Quem corta a vegetação natural está plantando a seca

A agricultura está ligada ao clima e à temperatura. A vegetação nativa funciona como uma usina natural que regula o microclima local. Se suprimir essa vegetação, a área da lavoura fica mais seca e isso atrapalha o ciclo de crescimento de plantas como a soja e o milho, impactando a produtividade da safra. 

 

Mudanças no regime de chuvas e no aumento da temperatura, que já são observadas hoje, tendem a se agravar ainda mais nos próximos anos, e os impactos serão sentidos principalmente no Cerrado brasileiro.

 

O aumento das temperaturas já fez com que 28% das áreas agrícolas produtoras de milho e soja saíssem do ideal climático na região Centro-Oeste do País. Essas condições adversas já diminuíram a produtividade da soja e da safrinha do milho na Região do Matopiba e em Mato Grosso, e perdas na produção deixaram áreas agrícolas sem plantar a segunda safra, principalmente a partir de 2012. Se nenhuma mudança ocorrer, em uma década, essa produção pode ser afetada em 50% e nos próximos 30 anos em 70%. 

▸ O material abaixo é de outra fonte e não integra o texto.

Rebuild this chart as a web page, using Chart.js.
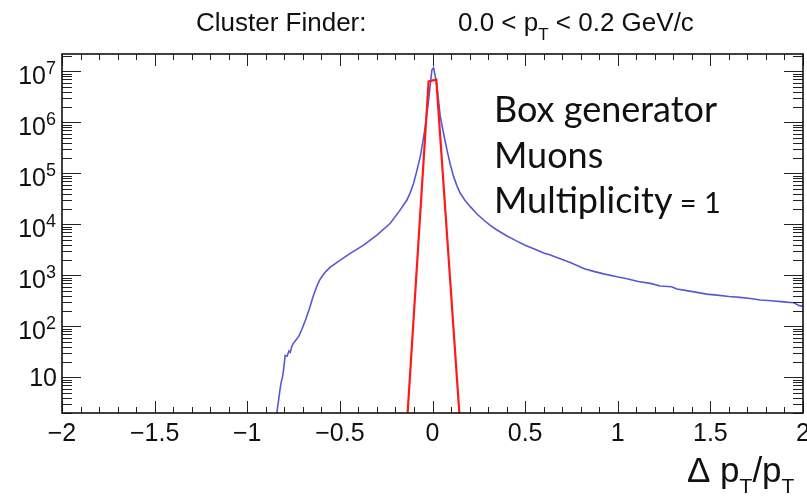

Desmatamento aqueceu Cerrado em 0,9°C

As mudanças de uso do solo podem implicar em redução das chuvas porque para ter água caindo num local, ele precisa dessa umidade. O desmatamento do Cerrado, bioma que já perdeu quase metade de sua área de vegetação nativa, fez seu território aquecer cerca de 1°C no início do milênio e também reduziu em 10% a capacidade das plantas da região lançarem umidade no ar, o que afeta o ciclo de chuvas do qual a agricultura da região depende.

 

Em áreas arborizadas de savana, a vegetação mais típica do cerrado, a substituição das plantas nativas por pastos e lavouras também prejudicou o clima, aumentando a temperatura em 1,9°C e reduzindo a evapotranspiração em 25%.

 

Esses valores são adicionais ao aumento de temperatura atribuído às mudanças climáticas globais, provocadas pelo agravamento do efeito estufa, que já aqueceram o planeta inteiro em 1,1°C. O aquecimento regional acontece porque a evapotranspiração normalmente atua como um efeito de “ar condicionado natural” nos locais onde ocorre, dissipando calor do solo.

 

Além de prejudicar o clima regional, o desmatamento do cerrado torna os remanescentes de vegetação nativa mais vulneráveis. Existe um impacto também em relação a incidência do fogo. O cerrado é um bioma que queima com mais frequência que os outros, mas ele sofre quando a ocorrência de fogo está acima do que é normal para ele.

Solução: Políticas encorajando o desmatamento zero e a restauração dos 5,2 milhões de áreas desmatadas ilegalmente conteriam parte dos impactos da mudança de uso da terra na temperatura e na umidade.